Die Forschung arbeitet daran, die Versorgung, die Lebensqualität und berufliche sowie gesellschaftliche Teilhabe von Menschen mit psychischen Erkrankungen zu verbessern. Bei Boehringer Ingelheim untersuchen Wissenschaftler:innen beispielsweise, „welche neurobiologischen Prozesse bestimmten Verhaltensweisen zugrunde liegen, um gezielt Therapien zu entwickeln, die nicht nur die Symptome, sondern auch die Belastung durch diese Erkrankungen verringern.“
Psychische Erkrankungen: Gegen das Stigma
„Wir engagieren uns nicht nur für eine bessere medizinische Versorgung, sondern wollen auch dazu beitragen, ein realistischeres und ausgewogeneres Bild psychischer Erkrankungen in die Öffentlichkeit zu tragen.
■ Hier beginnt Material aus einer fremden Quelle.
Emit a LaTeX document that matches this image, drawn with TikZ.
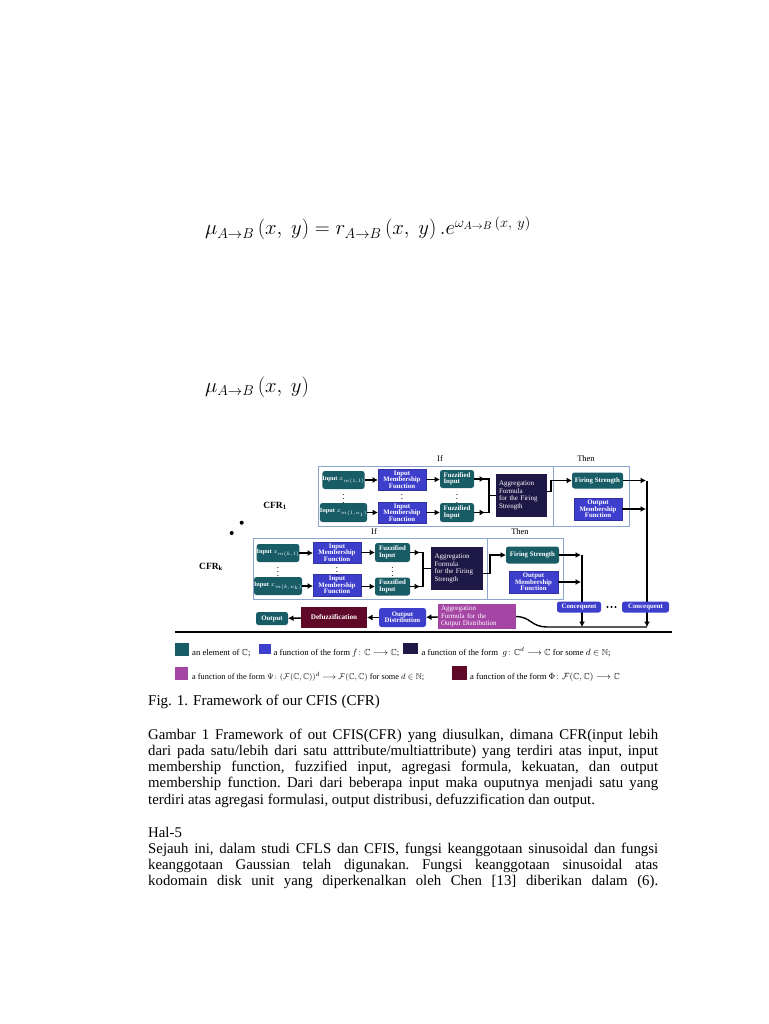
\documentclass[tikz,border=0pt]{standalone}
\usepackage{amsmath,amssymb}
\usepackage{fontspec}
\setmainfont{Liberation Serif}
\usetikzlibrary{arrows.meta}
\definecolor{cteal}{RGB}{24,92,102}
\definecolor{cblue}{RGB}{62,62,205}
\definecolor{cnavy}{RGB}{30,24,70}
\definecolor{cpurp}{RGB}{165,70,165}
\definecolor{cmaroon}{RGB}{96,8,40}
\definecolor{cframe}{RGB}{140,165,205}
\newcommand{\bxfont}{\fontsize{6.8}{6.4}\selectfont\bfseries}
\newcommand{\agfont}{\fontsize{7}{7.6}\selectfont}
\newcommand{\inx}[1]{$x_{\scriptscriptstyle #1}$}
\tikzset{
  base/.style={inner sep=0pt, outer sep=0pt, text=white, align=center},
  tealbox/.style={base, fill=cteal, rounded corners=2.5pt, font=\bxfont},
  inbox/.style={base, fill=cteal, rounded corners=2.5pt, font=\fontsize{6.3}{6.3}\selectfont\bfseries},
  bluebox/.style={base, fill=cblue, draw=cblue!80!black, line width=0.6pt, font=\bxfont},
  bluerbox/.style={base, fill=cblue, rounded corners=2.5pt, font=\bxfont},
  navybox/.style={base, fill=cnavy, align=left, font=\agfont},
  purpbox/.style={base, fill=cpurp, align=left, font=\agfont},
  maroonbox/.style={base, fill=cmaroon, font=\fontsize{7.2}{7}\selectfont\bfseries},
  frame/.style={draw=cframe, line width=0.9pt},
  ln/.style={line width=1.4pt, black},
  arr/.style={line width=1.4pt, black, -{Latex[length=5.5pt,width=6pt]}},
  lbl/.style={inner sep=0pt, font=\fontsize{8.5}{8.5}\selectfont},
  vd/.style={inner sep=0pt, font=\fontsize{7}{7}\selectfont\bfseries},
  leg/.style={inner sep=0pt, anchor=base west, font=\fontsize{8.7}{9}\selectfont},
  bdot/.style={circle, fill=black, inner sep=0pt, minimum size=2.2pt},
}
\begin{document}
\begin{tikzpicture}[x=1pt,y=-1pt]
\useasboundingbox (0,0) rectangle (768,1024);
\fill[white] (0,0) rectangle (768,1024);

% equations
\node[anchor=base west, inner sep=0pt, font=\fontsize{21.5}{24}\selectfont] (eq1) at (205,235)
  {$\mu_{A\rightarrow B}\,(x,\ y) = r_{A\rightarrow B}\,(x,\ y)\,.e^{\omega_{A\rightarrow B}\,(x,\ y)}$};
\node[anchor=base west, inner sep=0pt, font=\fontsize{21}{24}\selectfont] (eq2) at (205,392)
  {$\mu_{A\rightarrow B}\,(x,\ y)$};

% ===== CFR_1 =====
\draw[frame] (318,466) rectangle (629,526);
\draw[frame] (553,466) -- (553,526);
\node[lbl] (if1) at (440,459) {If};
\node[lbl] (then1) at (586,459) {Then};
\node[inner sep=0pt, font=\fontsize{9.5}{9.5}\selectfont\bfseries] (cfr1) at (275,506) {CFR$_{\mathbf 1}$};

\node[inbox, minimum width=41pt, minimum height=18pt] (in11) at (343.5,480) {Input\;\inx{m(1,1)}};
\node[inbox, minimum width=41pt, minimum height=19pt] (in1n) at (343.5,512.5) {Input\;\inx{m(1,n_1)}};
\node[bluebox, minimum width=48pt, minimum height=21pt] (imf11) at (402,479.5) {Input\\Membership\\Function};
\node[bluebox, minimum width=48pt, minimum height=21pt] (imf1n) at (402,512.5) {Input\\Membership\\Function};
\node[tealbox, minimum width=34pt, minimum height=18pt, align=left] (fz11) at (457,479) {Fuzzified\\Input};
\node[tealbox, minimum width=34pt, minimum height=19pt, align=left] (fz1n) at (457,512.5) {Fuzzified\\Input};
\node[navybox, minimum width=51pt, minimum height=43pt, text width=45pt] (ag1) at (521.5,495.5) {Aggregation\\Formula\\for the Firing\\Strength};
\node[tealbox, minimum width=51pt, minimum height=16pt] (fs1) at (597.5,480.5) {Firing Strength};
\node[bluebox, minimum width=48pt, minimum height=22pt] (omf1) at (598,509) {Output\\Membership\\Function};
\node[vd] (d11) at (343.5,496) {$\vdots$};
\node[vd] (d12) at (402,496) {$\vdots$};
\node[vd] (d13) at (457,496) {$\vdots$};

\draw[arr] (in11) -- (imf11.west |- in11);
\draw[arr] (in1n) -- (imf1n);
\draw[arr] (imf11.east) -- (fz11.west |- imf11.east);
\draw[arr] (imf1n) -- (fz1n);
\coordinate (b1t) at (489,479);
\coordinate (b1b) at (489,512.5);
\draw[ln] (fz11.east) -- (b1t) -- (b1b) -- (fz1n.east);
\draw[arr] (fz11.east) -- ++(11,0);
\draw[arr] (fz1n.east) -- ++(11,0);
\draw[ln] (489,495.5) -- (ag1.west);
\draw[arr] ([yshift=3.8pt]ag1.east) -- ++(4,0) |- (fs1.west);

% ===== CFR_k =====
\node[circle, fill=black, inner sep=0pt, minimum size=4pt] (dot1) at (241.7,522.7) {};
\node[circle, fill=black, inner sep=0pt, minimum size=4pt] (dot2) at (231.7,533) {};
\draw[frame] (253,538) rectangle (563,599);
\draw[frame] (487,538) -- (487,599);
\node[lbl] (ifk) at (374,532) {If};
\node[lbl] (thenk) at (520,532) {Then};
\node[inner sep=0pt, font=\fontsize{9.5}{9.5}\selectfont\bfseries] (cfrk) at (211,567) {CFR$_{\mathbf k}$};

\node[inbox, minimum width=40pt, minimum height=18pt] (ink1) at (278,553) {Input\;\inx{m(k,1)}};
\node[inbox, minimum width=40pt, minimum height=18pt] (inkn) at (278,586) {Input\;\inx{m(k,n_k)}};
\node[bluebox, minimum width=48pt, minimum height=21pt] (imfk1) at (337,552.5) {Input\\Membership\\Function};
\node[bluebox, minimum width=48pt, minimum height=22pt] (imfkn) at (337,585) {Input\\Membership\\Function};
\node[tealbox, minimum width=35pt, minimum height=19pt, align=left] (fzk1) at (392.5,552.5) {Fuzzified\\Input};
\node[tealbox, minimum width=35pt, minimum height=18pt, align=left] (fzkn) at (392.5,586.5) {Fuzzified\\Input};
\node[navybox, minimum width=52pt, minimum height=43pt, text width=45pt] (agk) at (457,568.5) {Aggregation\\Formula\\for the Firing\\Strength};
\node[tealbox, minimum width=53pt, minimum height=17pt] (fsk) at (532.5,555) {Firing Strength};
\node[bluebox, minimum width=49pt, minimum height=22pt] (omfk) at (533.5,582) {Output\\Membership\\Function};
\node[vd] (dk1) at (278,569.5) {$\vdots$};
\node[vd] (dk2) at (337,569) {$\vdots$};
\node[vd] (dk3) at (392.5,569.5) {$\vdots$};

\draw[arr] (ink1) -- (imfk1.west |- ink1);
\draw[arr] (inkn) -- (imfkn.west |- inkn);
\draw[arr] (imfk1) -- (fzk1);
\draw[arr] (imfkn.east |- fzkn) -- (fzkn.west);
\coordinate (bkt) at (423,552.5);
\coordinate (bkb) at (423,586.5);
\draw[ln] (fzk1.east) -- (bkt) -- (bkb) -- (fzkn.east);
\draw[arr] (fzk1.east) -- ++(10,0);
\draw[arr] (fzkn.east) -- ++(10,0);
\draw[ln] (423,568.5) -- (agk.west);
\draw[arr] ([yshift=-5pt]agk.east) -- ++(7,0) |- (fsk.west);

% ===== right collectors =====
\coordinate (v1) at (647,627);
\coordinate (v2) at (582,627);
\draw[arr] (fs1.east) -- ([xshift=-1pt]fs1.east -| v1);
\draw[arr] (omf1.east) -- ([xshift=-1pt]omf1.east -| v1);
\draw[arr] (fs1.east -| v1) -- (v1);
\draw[arr] (fsk.east) -- ([xshift=-1pt]fsk.east -| v2);
\draw[arr] (omfk.east) -- ([xshift=-1pt]omfk.east -| v2);
\draw[arr] (fsk.east -| v2) -- (v2);

\node[bluerbox, minimum width=44pt, minimum height=11pt] (c1) at (579,607) {Concequent};
\node[bluerbox, minimum width=47pt, minimum height=11pt] (c2) at (645.5,607) {Concequent};
\node[bdot] (cd1) at (607.5,607) {};
\node[bdot] (cd2) at (611.5,607) {};
\node[bdot] (cd3) at (615.5,607) {};

% ===== bottom row =====
\node[purpbox, minimum width=78pt, minimum height=25pt, text width=72pt] (aggout) at (477,616.5) {Aggregation\\Formula for the\\Output Distribution};
\node[bluerbox, minimum width=47pt, minimum height=19pt] (outdist) at (402.5,617.5) {Output\\Distribution};
\node[maroonbox, minimum width=66pt, minimum height=21pt] (defuzz) at (334,617.5) {Defuzzification};
\node[tealbox, minimum width=32pt, minimum height=13pt] (output) at (272,618.5) {Output};

\draw[ln] (aggout.east) .. controls (532,617) and (530,627) .. (548,627) -- (v1);
\draw[arr] (aggout) -- (outdist);
\draw[arr] (outdist) -- (defuzz);
\draw[arr] (defuzz) -- (output);

\draw[line width=1.1pt] (175,632) -- (672,632);

% ===== legend =====
\fill[cteal] (175,643) rectangle (189,656);
\node[leg] (l1) at (192,655) {an element of $\mathbb{C}$;};
\fill[cblue] (259,644) rectangle (271,654);
\node[leg] (l2) at (273.5,655) {a function of the form $f\colon \mathbb{C}\longrightarrow\mathbb{C}$;};
\fill[cnavy] (403,643) rectangle (418,654);
\node[leg] (l3) at (421.5,655) {a function of the form\ \ $g\colon \mathbb{C}^d\longrightarrow\mathbb{C}$ for some $d\in\mathbb{N}$;};
\fill[cpurp] (175,667) rectangle (188,680);
\node[leg, font=\fontsize{8.3}{9}\selectfont] (l4) at (192,679) {a function of the form $\Psi\colon (\mathcal{F}(\mathbb{C},\mathbb{C}))^d\longrightarrow\mathcal{F}(\mathbb{C},\mathbb{C})$ for some $d\in\mathbb{N}$;};
\fill[cmaroon] (452,666) rectangle (467,680);
\node[leg] (l5) at (470,679) {a function of the form $\Phi\colon \mathcal{F}(\mathbb{C},\mathbb{C})\longrightarrow\mathbb{C}$};

% ===== text =====
\node[anchor=base west, inner sep=0pt, font=\fontsize{15}{16.3}\selectfont] (cap) at (148,705) {Fig. 1. Framework of our CFIS (CFR)};

\node[anchor=base west, inner sep=0pt] (par1) at (148,739) {\parbox[t]{510pt}{\fontsize{14.8}{16.3}\selectfont\parindent=0pt\frenchspacing
Gambar 1 Framework of out CFIS(CFR) yang diusulkan, dimana CFR(input lebih\linebreak
dari pada satu/lebih dari satu atttribute/multiattribute) yang terdiri atas input, input\linebreak
membership function, fuzzified input, agregasi formula, kekuatan, dan output\linebreak
membership function. Dari dari beberapa input maka ouputnya menjadi satu yang\linebreak
terdiri atas agregasi formulasi, output distribusi, defuzzification dan output.\par}};

\node[anchor=base west, inner sep=0pt] (par2) at (148,837) {\parbox[t]{510pt}{\fontsize{14.8}{16.3}\selectfont\parindent=0pt\frenchspacing
Hal-5\par
{\parfillskip=0pt Sejauh ini, dalam studi CFLS dan CFIS, fungsi keanggotaan sinusoidal dan fungsi\linebreak
keanggotaan Gaussian telah digunakan. Fungsi keanggotaan sinusoidal atas\linebreak
kodomain disk unit yang diperkenalkan oleh Chen [13] diberikan dalam (6).\par}}};
\end{tikzpicture}
\end{document}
Nur so kann der Stigmatisierung von Menschen, die mit schweren psychischen Erkrankungen wie Schizophrenie leben, entgegengewirkt werden“, erklärte kürzlich Sonja Nauenburg, Leiterin des Therapiebereichs für psychische Gesundheit bei Boehringer Ingelheim in Deutschland. In Berlin hatte das Unternehmen im November 2024 einen interaktiven Erlebnisraum geschaffen, um bei den Besucher:innen das Bewusstsein für den Leidensdruck der Erkrankten zu schärfen.
„Man kann tatsächlich etwas ändern“, betont Hannah in einem Kurzfilm. Auf Instagram klärt sie auf – oft mit blauer Perücke. Sie ist „für mich wie eine Art Superhelden-Kostüm“. 2023 hat sie gemeinsam mit anderen Betroffenen und Angehörigen eine erste Demonstration in Berlin organisiert, um die Schizophrenie in den Fokus der Öffentlichkeit zu rücken. Auch Yuhei aus Tokio engagiert sich: Er repräsentiert Porgue – „eine Organisation für Menschen mit geistigen Beeinträchtigungen von Menschen mit geistigen Beeinträchtigungen“. Es geht um das Netzwerk – „niemals allein“, sondern unter Gleichgesinnten zu sein – und um den Kampf gegen das Stigma. Mit Informationsmaterialien will er aufklären.
Wie dringend notwendig das ist, zeigt die oft verwendete Formulierung: „Das ist doch schizophren“. Gemeint ist etwas Widersprüchliches, etwas vermeintlich Verrücktes – und so ist der Begriff im alltäglichen Sprachgebrauch negativ konnotiert und trägt zur Stigmatisierung bei. Es gibt wohl kaum eine andere Krankheit, bei der die Realität der Betroffenen und die falschen Vorstellungen von Nicht-Betroffenen so wenig zueinander passen wie bei der Schizophrenie. Das Vorurteil einer gespaltenen Persönlichkeit? Schlichtweg falsch. Mit einer Persönlichkeitsstörung im Sinne von Dr. Jekyll and Mr. Hyde hat die Erkrankung rein gar nichts zu tun.